Congratulations, Curiosity, you’ve survived and thrived for over nine years on another planet. NASA’s older Martian rover captured a gorgeous 360-degree panorama in early July and the space agency released it on Tuesday to celebrate the vehicle’s August land-iversary.

Curiosity arrived in the Gale Crater in early August 2012 and has been making a trek up the side of 5-mile-tall (8 kilometer)Mount Sharp. NASA said the views of «knobbly rocks and rounded hills are delighting scientists.»

The highly detailed panorama can be downloaded in all its glory from NASA. It consists of 129 individual images stitched together. The sweeping view is wonderfully clear thanks to it being winter in the Gale Crater, a time when the skies aren’t clogged with dust.
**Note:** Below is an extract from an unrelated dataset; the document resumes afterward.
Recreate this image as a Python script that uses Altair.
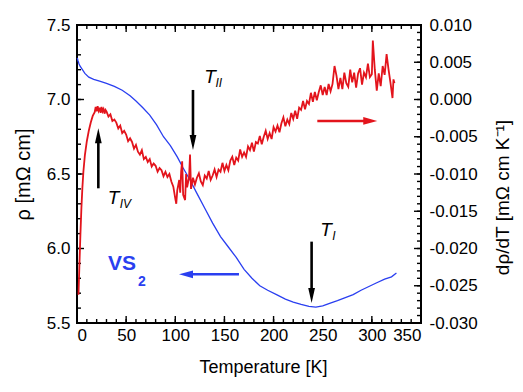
import altair as alt
import pandas as pd

# ---------------- data ----------------
# resistivity rho(T) [mOhm cm]  (blue, left axis)
T_rho = [0.3, 1, 2, 3, 5, 8, 12, 17, 23, 30, 38, 46, 54, 60, 67, 74, 81, 88, 95, 102,
         108, 115, 122, 130, 138, 146, 154, 162, 170, 178, 186, 194, 203, 212, 220, 228,
         236, 243, 250, 257, 265, 273, 281, 289, 297, 305, 313, 320, 325]
rho = [7.28, 7.26, 7.24, 7.225, 7.205, 7.175, 7.15, 7.135, 7.123, 7.108, 7.088, 7.062,
       7.025, 6.99, 6.945, 6.895, 6.83, 6.75, 6.69, 6.615, 6.54, 6.46, 6.37, 6.27, 6.17,
       6.08, 6.01, 5.94, 5.86, 5.80, 5.75, 5.72, 5.69, 5.66, 5.64, 5.625, 5.612, 5.607,
       5.615, 5.632, 5.65, 5.67, 5.69, 5.72, 5.745, 5.77, 5.795, 5.81, 5.835]

# derivative drho/dT [mOhm cm K^-1]  (red, right axis)
T_d = [1.5, 2.5, 3.5, 4.5, 5.5, 6.5, 8, 10, 12, 14, 16, 18, 19, 20, 21, 22, 23, 24, 25, 26,
       27, 28, 29, 30, 32, 34, 36, 38, 40, 42, 44, 46, 48, 50, 52, 54, 56, 58, 60, 62, 64,
       66, 68, 70, 72, 74, 76, 78, 80, 82, 84, 86, 88, 90, 92, 94, 96, 98, 100, 101, 102,
       104, 105, 106, 107, 108, 110, 111, 112, 114, 115, 116, 118, 120, 122, 124, 126, 128,
       130, 132, 134, 136, 138, 140, 142, 144, 146, 148, 150, 152, 154, 156, 158, 160, 162,
       164, 166, 168, 170, 172, 174, 176, 178, 180, 182, 184, 186, 188, 190, 192, 194, 196,
       198, 200, 202, 204, 206, 208, 210, 212, 214, 216, 218, 220, 222, 224, 226, 228, 230,
       232, 234, 236, 238, 240, 242, 244, 246, 248, 250, 252, 254, 256, 258, 260, 262, 264,
       266, 268, 270, 272, 274, 276, 278, 280, 282, 284, 286, 288, 290, 292, 294, 296, 298,
       300, 301, 303, 305, 307, 309, 311, 313, 315, 317, 319, 321, 322, 323]
drho_dT = [-0.0262, -0.0220, -0.0180, -0.0145, -0.0118, -0.0097, -0.0075, -0.0056, -0.0042,
           -0.0031, -0.0022, -0.0017, -0.0010, -0.0016, -0.0009, -0.0015, -0.0011, -0.0018,
           -0.0010, -0.0016, -0.0013, -0.0019, -0.0014, -0.0016, -0.0023, -0.0020, -0.0029,
           -0.0027, -0.0031, -0.0039, -0.0035, -0.0045, -0.0042, -0.0047, -0.0056, -0.0052,
           -0.0057, -0.0066, -0.0061, -0.0070, -0.0074, -0.0068, -0.0080, -0.0077, -0.0084,
           -0.0080, -0.0090, -0.0086, -0.0089, -0.0097, -0.0092, -0.0095, -0.0103, -0.0097,
           -0.0104, -0.0100, -0.0110, -0.0117, -0.0133, -0.0140, -0.0122, -0.0108, -0.0125,
           -0.0096, -0.0083, -0.0128, -0.0135, -0.0100, -0.0118, -0.0105, -0.0074, -0.0120,
           -0.0105, -0.0114, -0.0105, -0.0099, -0.0110, -0.0115, -0.0102, -0.0106, -0.0096,
           -0.0108, -0.0102, -0.0094, -0.0104, -0.0094, -0.0097, -0.0085, -0.0096, -0.0088,
           -0.0095, -0.0082, -0.0077, -0.0088, -0.0078, -0.0082, -0.0067, -0.0077, -0.0071,
           -0.0077, -0.0063, -0.0068, -0.0058, -0.0070, -0.0057, -0.0059, -0.0049, -0.0060,
           -0.0050, -0.0042, -0.0053, -0.0045, -0.0053, -0.0037, -0.0043, -0.0035, -0.0044,
           -0.0032, -0.0024, -0.0036, -0.0027, -0.0033, -0.0018, -0.0026, -0.0015, -0.0026,
           -0.0011, -0.0014, -0.0002, -0.0013, -0.0002, -0.0006, 0.0009, -0.0003, 0.0010,
           -0.0001, 0.0010, 0.0019, 0.0006, 0.0017, 0.0006, 0.0021, 0.0011, 0.0021, 0.0045,
           0.0032, 0.0014, 0.0029, 0.0014, 0.0036, 0.0022, 0.0017, 0.0040, 0.0023, 0.0036,
           0.0016, 0.0035, 0.0042, 0.0020, 0.0036, 0.0030, 0.0048, 0.0030, 0.0034, 0.0079,
           0.0040, 0.0012, 0.0035, 0.0018, 0.0045, 0.0033, 0.0061, 0.0040, 0.0022, 0.0002,
           0.0027, 0.0022]

# axis tick labels
x_labels = [0, 50, 100, 150, 200, 250, 300, 350]
rho_labels = [5.5, 6.0, 6.5, 7.0, 7.5]
d_labels = [-0.030, -0.025, -0.020, -0.015, -0.010, -0.005, 0.000, 0.005, 0.010]
x_minor = [0, 10, 20, 30, 40, 50, 60, 70, 80, 90, 100, 110, 120, 130, 140, 150, 160, 170,
           180, 190, 200, 210, 220, 230, 240, 250, 260, 270, 280, 290, 300, 310, 320, 330,
           340, 350]
rho_minor = [round(5.5 + 0.1 * i, 2) for i in range(21)]
d_minor = [round(-0.030 + 0.001 * i, 4) for i in range(41)]

# annotations (data coordinates: T [K], rho [mOhm cm])
down_arrow_T = [118, 238.7]
down_arrow_from = [7.064, 6.046]
down_arrow_shaft_end = [6.715, 5.688]
down_arrow_tip = [6.661, 5.634]
up_arrow_T = [21.7]
up_arrow_from = [6.404]
up_arrow_shaft_end = [6.753]
up_arrow_tip = [6.807]
label_T_x = [135.3, 37.1, 253.3]
label_T_y = [7.151, 6.336, 6.124]
label_sub = ["II", "IV", "I"]
label_sub_x = [144.3, 49.3, 261.4]
label_sub_y = [7.112, 6.302, 6.084]
blue_arrow = {"from": 164.8, "shaft_end": 111.9, "tip": 103.8, "y": 5.827}
red_arrow = {"from": 244.5, "shaft_end": 297.4, "tip": 305.5, "y": 6.856}
vs_label = {"x": 45.8, "y": 5.893, "sub_x": 66.1, "sub_y": 5.775}

# ---------------- styling ----------------
W, H = 344, 298
FONT = "Liberation Sans"
BLUE = "#2a3ff0"
RED = "#e3141c"
MAJ, MIN = 7, 4

xs = alt.Scale(domain=[0, 350], nice=False, zero=False)
ysL = alt.Scale(domain=[5.5, 7.5], nice=False, zero=False)
ysR = alt.Scale(domain=[-0.030, 0.010], nice=False, zero=False)

x_axis = alt.Axis(values=x_labels, title="Temperature [K]", ticks=False, tickSize=0,
                  domain=False, grid=False, labelFont=FONT, labelFontSize=17,
                  labelColor="black", labelPadding=4, titleFont=FONT, titleFontSize=18,
                  titleFontWeight="normal", titleColor="black", titlePadding=15,
                  titleX=186, titleAlign="center")
yL_axis = alt.Axis(values=rho_labels, format=".1f", title="ρ [mΩ cm]", ticks=False,
                   tickSize=0, domain=False, grid=False, labelFont=FONT, labelFontSize=17,
                   labelColor="black", labelPadding=7, titleFont=FONT, titleFontSize=20,
                   titleFontWeight="normal", titleColor="black", titlePadding=13)
yR_axis = alt.Axis(values=d_labels, format=".3f", orient="right", title="dρ/dT [mΩ cm K⁻¹]",
                   labelExpr="replace(datum.label, '\u2212', '-')",
                   ticks=False, tickSize=0, domain=False, grid=False, labelFont=FONT,
                   labelFontSize=17, labelColor="black", labelPadding=8, titleFont=FONT,
                   titleFontSize=19, titleFontWeight="normal", titleColor="black",
                   titleAngle=270, titleBaseline="top", titlePadding=16, titleY=172)

X = lambda f: alt.X(f, type="quantitative", scale=xs, axis=x_axis)
YL = lambda f: alt.Y(f, type="quantitative", scale=ysL, axis=yL_axis)
YR = lambda f: alt.Y(f, type="quantitative", scale=ysR, axis=yR_axis)

# ---------------- left (rho) layers ----------------
blue_df = pd.DataFrame({"T": T_rho, "rho": rho})
blue_line = alt.Chart(blue_df).mark_line(color=BLUE, strokeWidth=1.3).encode(
    x=X("T"), y=YL("rho"))


def vtick(vals, top, length):
    enc = dict(x=X("v"))
    if top:
        enc.update(y=alt.value(0), y2=alt.value(length))
    else:
        enc.update(y=alt.value(H), y2=alt.value(H - length))
    return alt.Chart(pd.DataFrame({"v": vals})).mark_rule(
        color="black", strokeWidth=1.4).encode(**enc)


left_ticks_major = alt.Chart(pd.DataFrame({"v": rho_labels})).mark_rule(
    color="black", strokeWidth=1.4).encode(y=YL("v"), x=alt.value(0), x2=alt.value(MAJ))
left_ticks_minor = alt.Chart(pd.DataFrame({"v": rho_minor})).mark_rule(
    color="black", strokeWidth=1.4).encode(y=YL("v"), x=alt.value(0), x2=alt.value(MIN))

DOWN = "M0,0L-0.45,-2L0.45,-2Z"
UP = "M0,0L-0.45,2L0.45,2Z"
LEFT = "M0,0L2,-0.55L2,0.55Z"
RIGHT = "M0,0L-2,-0.55L-2,0.55Z"

down_df = pd.DataFrame({"T": down_arrow_T, "y1": down_arrow_from,
                        "y2": down_arrow_shaft_end, "tip": down_arrow_tip})
up_df = pd.DataFrame({"T": up_arrow_T, "y1": up_arrow_from,
                      "y2": up_arrow_shaft_end, "tip": up_arrow_tip})

down_shaft = alt.Chart(down_df).mark_rule(color="black", strokeWidth=2.6).encode(
    x=X("T"), y=YL("y1"), y2="y2:Q")
down_head = alt.Chart(down_df).mark_point(shape=DOWN, filled=True, color="black",
                                          opacity=1, size=225).encode(x=X("T"), y=YL("tip"))
up_shaft = alt.Chart(up_df).mark_rule(color="black", strokeWidth=2.6).encode(
    x=X("T"), y=YL("y1"), y2="y2:Q")
up_head = alt.Chart(up_df).mark_point(shape=UP, filled=True, color="black",
                                      opacity=1, size=225).encode(x=X("T"), y=YL("tip"))

blue_arrow_df = pd.DataFrame([blue_arrow])
blue_shaft = alt.Chart(blue_arrow_df).mark_rule(color=BLUE, strokeWidth=2.6).encode(
    x=X("from"), x2="shaft_end:Q", y=YL("y"))
blue_head = alt.Chart(blue_arrow_df).mark_point(shape=LEFT, filled=True, color=BLUE,
                                                opacity=1, size=196).encode(x=X("tip"), y=YL("y"))
red_arrow_df = pd.DataFrame([red_arrow])
red_shaft = alt.Chart(red_arrow_df).mark_rule(color=RED, strokeWidth=2.6).encode(
    x=X("from"), x2="shaft_end:Q", y=YL("y"))
red_head = alt.Chart(red_arrow_df).mark_point(shape=RIGHT, filled=True, color=RED,
                                              opacity=1, size=196).encode(x=X("tip"), y=YL("y"))

lab_df = pd.DataFrame({"x": label_T_x, "y": label_T_y, "t": ["T"] * 3,
                       "sx": label_sub_x, "sy": label_sub_y, "s": label_sub})
lab_T = alt.Chart(lab_df).mark_text(font=FONT, fontSize=19, fontStyle="italic",
                                    color="black").encode(x=X("x"), y=YL("y"), text="t:N")
lab_sub = alt.Chart(lab_df).mark_text(font=FONT, fontSize=12, fontStyle="italic",
                                      color="black").encode(x=X("sx"), y=YL("sy"), text="s:N")

vs_df = pd.DataFrame([dict(vs_label, t="VS", s="2")])
vs_text = alt.Chart(vs_df).mark_text(font=FONT, fontSize=21, fontWeight="bold",
                                     color=BLUE).encode(x=X("x"), y=YL("y"), text="t:N")
vs_sub = alt.Chart(vs_df).mark_text(font=FONT, fontSize=14, fontWeight="bold",
                                    color=BLUE).encode(x=X("sub_x"), y=YL("sub_y"), text="s:N")

left_group = alt.layer(
    blue_line,
    vtick(x_minor, True, MIN), vtick(x_labels, True, MAJ),
    vtick(x_minor, False, MIN), vtick(x_labels, False, MAJ),
    left_ticks_minor, left_ticks_major,
    down_shaft, down_head, up_shaft, up_head,
    blue_shaft, blue_head, red_shaft, red_head,
    lab_T, lab_sub, vs_text, vs_sub,
)

# ---------------- right (drho/dT) layers ----------------
red_df = pd.DataFrame({"T": T_d, "d": drho_dT})
red_line = alt.Chart(red_df).mark_line(color=RED, strokeWidth=1.8).encode(
    x=X("T"), y=YR("d"))
right_ticks_major = alt.Chart(pd.DataFrame({"v": d_labels})).mark_rule(
    color="black", strokeWidth=1.4).encode(y=YR("v"), x=alt.value(W), x2=alt.value(W - MAJ))
right_ticks_minor = alt.Chart(pd.DataFrame({"v": d_minor})).mark_rule(
    color="black", strokeWidth=1.4).encode(y=YR("v"), x=alt.value(W), x2=alt.value(W - MIN))

right_group = alt.layer(red_line, right_ticks_minor, right_ticks_major)

chart = alt.layer(left_group, right_group).resolve_scale(y="independent").properties(
    width=W, height=H,
    autosize=alt.AutoSizeParams(type="none"),
    padding={"left": 69, "top": 17, "right": 94, "bottom": 55},
    background="white",
).configure_view(stroke="black", strokeWidth=2)

chart.save("out.html", embed_options={"renderer": "svg", "actions": False})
NASA also shared a guided tour of the panorama that points out highlights of the landscape, including dark Martian sand and the distant rim of the crater.

The image shows a transition zone between a clay-rich area and a sulfate-bearing region, an area with salty minerals. «The mountain’s layers in this area may reveal how the ancient environment within Gale Crater dried up over time,» NASA said. Curiosity is investigating the past habitability of Mars.

Curiosity has traveled 16 miles (26 kilometers) and drilled 32 holes in its time on Mars. «Landing day is still one of the happiest days of my professional career,» said Curiosity project manager Megan Richardson of NASA’s Jet Propulsion Laboratory.

As Curiosity’s sibling rover Perseverance works away in a different crater, the elder rover continues its mission of discovery. The science is rolling along, and the views are spectacular.